The Bible emphatically rejects the idea of compelling someone to give to help others.  In 2nd Corinthians, chapter 9 verse 7 the Apostle Paul says, "Each of you should give whatever you have decided.  You shouldn't be sorry that you gave or feel forced to give, since God loves a cheerful giver."

It is true that when God directly intervened in the lives of the Israelites of the Old Testament he created spiritual laws, ceremonial laws, and civil laws.  Of course, at the time of Christ's sacrificial death, God created a new covenant with the followers of Jesus, the long promised messiah.  He made it clear that the ceremonial laws of the Old Testament no longer applied by ripping in half the curtain in the temple that shielded the Holy of Holies from the people.  Nevertheless, the civil laws that were given to the Israelites are still instructive when it comes to understanding God's justice.  God, after all, is the only perfectly just being in the universe.

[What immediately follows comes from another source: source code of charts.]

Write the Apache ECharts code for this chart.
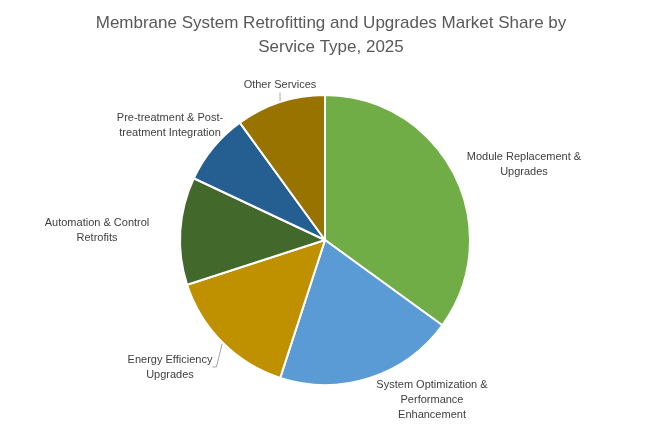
<!DOCTYPE html>
<html>
<head>
<meta charset="utf-8">
<script src="https://cdn.jsdelivr.net/npm/echarts@6/dist/echarts.min.js"></script>
<style>
  html, body { margin: 0; padding: 0; background: #fff; }
  #chart { width: 649px; height: 424px; }
</style>
</head>
<body>
<div id="chart"></div>
<script>
// Service categories, clockwise from 12 o'clock
const categories = [
  'Module Replacement &\nUpgrades',
  'System Optimization &\nPerformance\nEnhancement',
  'Energy Efficiency\nUpgrades',
  'Automation & Control\nRetrofits',
  'Pre-treatment & Post-\ntreatment Integration',
  'Other Services'
];
// Market share (%) per service type, 2025
const shares = [35, 20, 15, 12, 8, 10];
const colors = ['#70AD47', '#5B9BD5', '#BF9000', '#43682B', '#255E91', '#997300'];

// Label anchor points (pixel centres) for each slice's text
const labelAnchors = [
  [524, 164], [432, 400], [170, 367], [97, 230], [170, 125], [280, 85]
];
const showLine = [false, false, true, false, false, true];

const chart = echarts.init(document.getElementById('chart'));
chart.setOption({
  backgroundColor: '#ffffff',
  title: {
    text: 'Membrane System Retrofitting and Upgrades Market Share by\nService Type, 2025',
    left: 326,
    top: 6,
    textAlign: 'center',
    padding: 5,
    textStyle: {
      fontFamily: 'Liberation Sans',
      fontSize: 17,
      fontWeight: 'normal',
      color: '#595959',
      lineHeight: 24
    }
  },
  series: [{
    type: 'pie',
    center: [325, 240],
    radius: [0, 145],
    startAngle: 90,
    clockwise: true,
    animation: false,
    itemStyle: { borderColor: '#ffffff', borderWidth: 2 },
    label: {
      show: true,
      position: 'outside',
      fontFamily: 'Liberation Sans',
      fontSize: 11,
      color: '#404040',
      lineHeight: 15,
      align: 'center'
    },
    labelLine: {
      show: true,
      length: 4,
      length2: 4,
      lineStyle: { color: '#A6A6A6', width: 1 }
    },
    labelLayout: function (p) {
      const a = labelAnchors[p.dataIndex];
      return { x: a[0], y: a[1], align: 'center', verticalAlign: 'middle' };
    },
    data: categories.map((name, i) => ({
      name: name,
      value: shares[i],
      itemStyle: { color: colors[i] },
      labelLine: { show: showLine[i] }
    }))
  }]
});
</script>
</body>
</html>
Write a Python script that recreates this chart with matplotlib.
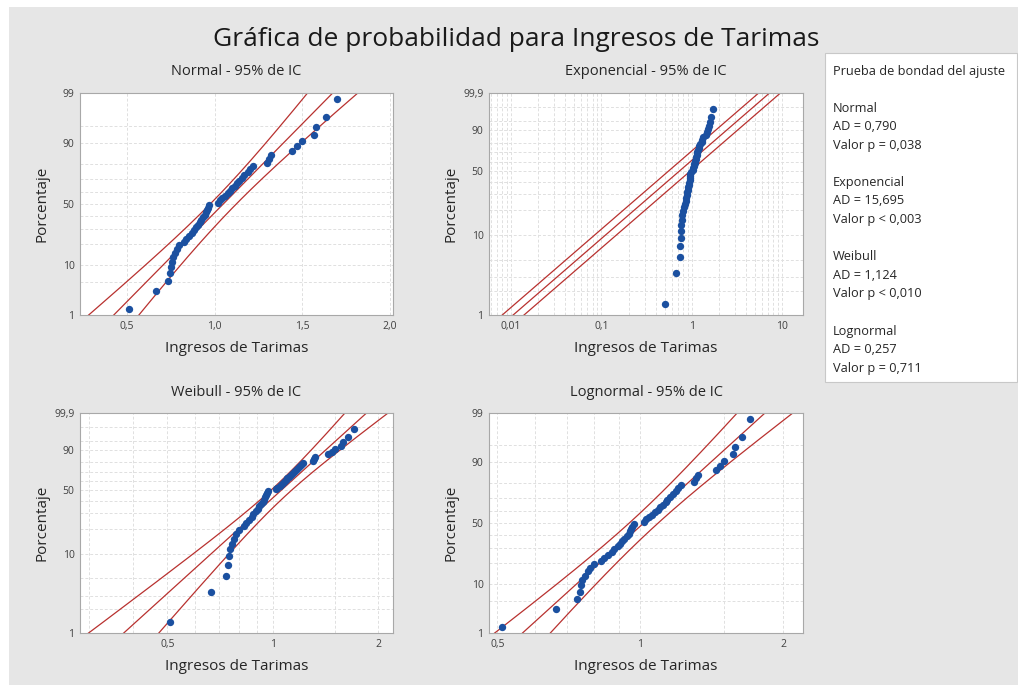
import numpy as np
import matplotlib.pyplot as plt
from matplotlib.patches import Rectangle
from statistics import NormalDist

plt.rcParams['font.family'] = ['Open Sans', 'DejaVu Sans']

# Ingresos de Tarimas (valores ordenados)
ingresos = [0.51, 0.665, 0.735, 0.745, 0.75, 0.755, 0.765, 0.775, 0.785, 0.80,
            0.825, 0.84, 0.855, 0.87, 0.88, 0.895, 0.905, 0.915, 0.925, 0.935,
            0.945, 0.95, 0.955, 0.96, 0.97, 1.02, 1.03, 1.045, 1.06, 1.075,
            1.09, 1.10, 1.115, 1.13, 1.14, 1.155, 1.17, 1.19, 1.20, 1.22,
            1.30, 1.31, 1.32, 1.44, 1.47, 1.50, 1.565, 1.58, 1.635, 1.70]

dist_names = ["Normal", "Exponencial", "Weibull", "Lognormal"]
ad_values = ["0,790", "15,695", "1,124", "0,257"]
p_values = ["= 0,038", "< 0,003", "< 0,010", "= 0,711"]

title = "Gráfica de probabilidad para Ingresos de Tarimas"
xlabel = "Ingresos de Tarimas"
ylabel = "Porcentaje"

BG = '#e6e6e6'
BLUE = '#1b50a0'
RED = '#b8312f'
GRID = '#e0e0e0'
TXT = '#262626'

nd = NormalDist()
_ppf = np.vectorize(nd.inv_cdf, otypes=[float])
_cdf = np.vectorize(nd.cdf, otypes=[float])


def pct_to_z(p):
    p = np.clip(np.asarray(p, float) / 100, 1e-12, 1 - 1e-12)
    return _ppf(p)


def z_to_pct(z):
    return _cdf(np.asarray(z, float)) * 100


def pct_to_w(p):
    p = np.clip(np.asarray(p, float) / 100, 1e-12, 1 - 1e-12)
    return np.log(-np.log1p(-p))


def w_to_pct(w):
    return 100 * (-np.expm1(-np.exp(np.asarray(w, float))))


x = np.array(ingresos)
n = len(x)
ranks = (np.arange(1, n + 1) - 0.3) / (n + 0.4) * 100
lx = np.log(x)

# ajustes
mu, sd = x.mean(), x.std()
theta = x.mean()
m_ln, s_ln = lx.mean(), lx.std()


def g(beta):
    xb = x ** beta
    return np.sum(xb * lx) / np.sum(xb) - 1 / beta - lx.mean()


lo, hi = 0.1, 50.0
for _ in range(100):
    mid = (lo + hi) / 2
    if g(mid) > 0:
        hi = mid
    else:
        lo = mid
beta = (lo + hi) / 2
eta = np.mean(x ** beta) ** (1 / beta)

fig = plt.figure(figsize=(10.18, 6.85), dpi=100)
fig.patch.set_facecolor('white')
fig.patches.append(Rectangle((9 / 1018, 0), 1, 1 - 7 / 685, transform=fig.transFigure,
                             facecolor=BG, edgecolor='none', zorder=-10))

W, H = 1018, 685


def make_ax(left, top, right, bottom):
    return fig.add_axes([left / W, 1 - bottom / H, (right - left) / W, (bottom - top) / H])


axes = [make_ax(80, 93, 393, 315), make_ax(489, 93, 803, 315),
        make_ax(80, 413, 393, 633), make_ax(489, 413, 803, 633)]

for ax in axes:
    ax.set_facecolor('white')
    for s in ax.spines.values():
        s.set_color('#a8a8a8')
        s.set_linewidth(0.8)
    ax.tick_params(which='both', length=0, labelsize=7.5, colors='#404040', pad=4)
    ax.grid(True, which='both', color=GRID, linestyle=(0, (3, 2)), linewidth=0.7)
    ax.set_axisbelow(True)

pct_minor = [5, 20, 30, 40, 60, 70, 80, 95]

# Normal
ax = axes[0]
ax.set_yscale('function', functions=(pct_to_z, z_to_pct))
zz = np.linspace(-3, 3, 200)
pp = z_to_pct(zz)
half = 1.96 * sd * np.sqrt((1 + zz ** 2 / 2) / n)
xc = mu + zz * sd
for xl in (xc - half, xc, xc + half):
    ax.plot(xl, pp, color=RED, lw=0.9, zorder=2)
ax.scatter(x, ranks, s=28, color=BLUE, linewidths=0, zorder=3)
ax.set_xlim(0.233, 2.017)
ax.set_ylim(1, 99)
ax.set_xticks([0.5, 1.0, 1.5, 2.0], ['0,5', '1,0', '1,5', '2,0'])
ax.set_yticks([1, 10, 50, 90, 99], ['1', '10', '50', '90', '99'])
ax.set_yticks(pct_minor, minor=True)

# Exponencial
ax = axes[1]
ax.set_xscale('log')
ax.set_yscale('function', functions=(pct_to_w, w_to_pct))
ww = np.linspace(-8, 3, 200)
pp = w_to_pct(ww)
d = 1.96 / np.sqrt(n)
for k in (-d, 0, d):
    ax.plot(theta * np.exp(ww + k), pp, color=RED, lw=0.9, zorder=2)
ax.scatter(x, ranks, s=28, color=BLUE, linewidths=0, zorder=3)
ax.set_xlim(0.0057, 17)
ax.set_ylim(1, 99.9)
ax.set_xticks([0.01, 0.1, 1, 10], ['0,01', '0,1', '1', '10'])
ax.set_yticks([1, 10, 50, 90, 99.9], ['1', '10', '50', '90', '99,9'])
ax.set_yticks([2, 3, 5, 20, 30, 40, 60, 70, 80, 95, 99], minor=True)
ax.xaxis.set_minor_formatter(plt.NullFormatter())

# Weibull
ax = axes[2]
ax.set_xscale('log')
ax.set_yscale('function', functions=(pct_to_w, w_to_pct))
b = 1 / beta
u = np.log(eta)
yc = u + ww * b
half = 1.96 * b * np.sqrt((1.1087 + 0.6079 * ww ** 2 + 2 * 0.2570 * ww) / n)
for yl in (yc - half, yc, yc + half):
    ax.plot(np.exp(yl), pp, color=RED, lw=0.9, zorder=2)
ax.scatter(x, ranks, s=28, color=BLUE, linewidths=0, zorder=3)
ax.set_xlim(0.282, 2.2)
ax.set_ylim(1, 99.9)
ax.set_xticks([0.5, 1, 2], ['0,5', '1', '2'])
ax.set_xticks([0.3, 0.4, 0.6, 0.7, 0.8, 0.9, 1.5], minor=True)
ax.xaxis.set_minor_formatter(plt.NullFormatter())
ax.set_yticks([1, 10, 50, 90, 99.9], ['1', '10', '50', '90', '99,9'])
ax.set_yticks([2, 3, 5, 20, 30, 40, 60, 70, 80, 95, 99], minor=True)

# Lognormal
ax = axes[3]
ax.set_xscale('log')
ax.set_yscale('function', functions=(pct_to_z, z_to_pct))
pp = z_to_pct(zz)
yc = m_ln + zz * s_ln
half = 1.96 * s_ln * np.sqrt((1 + zz ** 2 / 2) / n)
for yl in (yc - half, yc, yc + half):
    ax.plot(np.exp(yl), pp, color=RED, lw=0.9, zorder=2)
ax.scatter(x, ranks, s=28, color=BLUE, linewidths=0, zorder=3)
ax.set_xlim(0.48, 2.2)
ax.set_ylim(1, 99)
ax.set_xticks([0.5, 1, 2], ['0,5', '1', '2'])
ax.set_xticks([0.6, 0.7, 0.8, 0.9, 1.5], minor=True)
ax.xaxis.set_minor_formatter(plt.NullFormatter())
ax.set_yticks([1, 10, 50, 90, 99], ['1', '10', '50', '90', '99'])
ax.set_yticks(pct_minor, minor=True)

for ax, name in zip(axes, dist_names):
    ax.text(0.5, 1.095, f"{name} - 95% de IC", transform=ax.transAxes,
            ha='center', va='center', fontsize=10.5, color=TXT)
    ax.set_xlabel(xlabel, fontsize=11, color=TXT)
    ax.xaxis.set_label_coords(0.5, -0.15)
    ax.xaxis.label.set_verticalalignment('center')
    ax.set_ylabel(ylabel, fontsize=11, color=TXT)
    ax.yaxis.set_label_coords(-0.12, 0.5)
    ax.yaxis.label.set_verticalalignment('center')

fig.text(516 / W, 1 - 39 / H, title, ha='center', va='center', fontsize=19, color='#1a1a1a')

# cuadro de bondad del ajuste
fig.patches.append(Rectangle((825 / W, 1 - 382 / H), 192 / W, 329 / H, transform=fig.transFigure,
                             facecolor='white', edgecolor='#c8c8c8', linewidth=0.8, zorder=-5))
tx = 833 / W
fs = 9.2
fig.text(tx, 1 - 72 / H, "Prueba de bondad del ajuste", fontsize=fs, va='center', color=TXT)
step = 18.6
y0 = 108
for i, name in enumerate(dist_names):
    yb = y0 + i * 4 * step
    fig.text(tx, 1 - yb / H, name, fontsize=fs, va='center', color=TXT)
    fig.text(tx, 1 - (yb + step) / H, f"AD = {ad_values[i]}", fontsize=fs, va='center', color=TXT)
    fig.text(tx, 1 - (yb + 2 * step) / H, f"Valor p {p_values[i]}", fontsize=fs, va='center', color=TXT)

fig.savefig('out.png', dpi=100)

What were God's laws concerning support of the temple and of the government of Israel?  He demanded a tithe of 10% from everyone.  If you were very poor, you still were required to give 10%, and if you were very rich, you were expected to pay a tithe of 10%.  No one was exempted among the nation of Israel.  Of course, if you were very rich, 10% was a lot of money, but you still had much left to spend and invest and thus employ others.  If you were poor, 10% was not very much, but you were still doing your part to support the temple and the government.  This is the point that Dr. Ben Carson was making at the National Prayer Breakfast to the President of the United States.

It is neither smart nor moral for government to redistribute income.  It is especially evil if the policy is driven by envy or jealously that seeks to divide Americans.  It is wrongheaded also.  Such policies drive the general economy downward, destroying jobs and opportunity.  They saw off the first rungs of the ladder of success and are especially hard on the poor and minorities.  Similarly, businessmen and women who do not appreciate that their success is a blessing from God and who do not use their plenty to assist others and to create more jobs, do damage to the engine of America's economic prosperity, our free market capitalist system.

The idea of taxing the rich at 75% as they now do in France is not smart, fair or just. It is a clear example of man putting himself on par with God.  It is foolishness that leads to economic misery for all.  Only when a nation is led by men of Godly wisdom do the people live peacefully and in prosperity.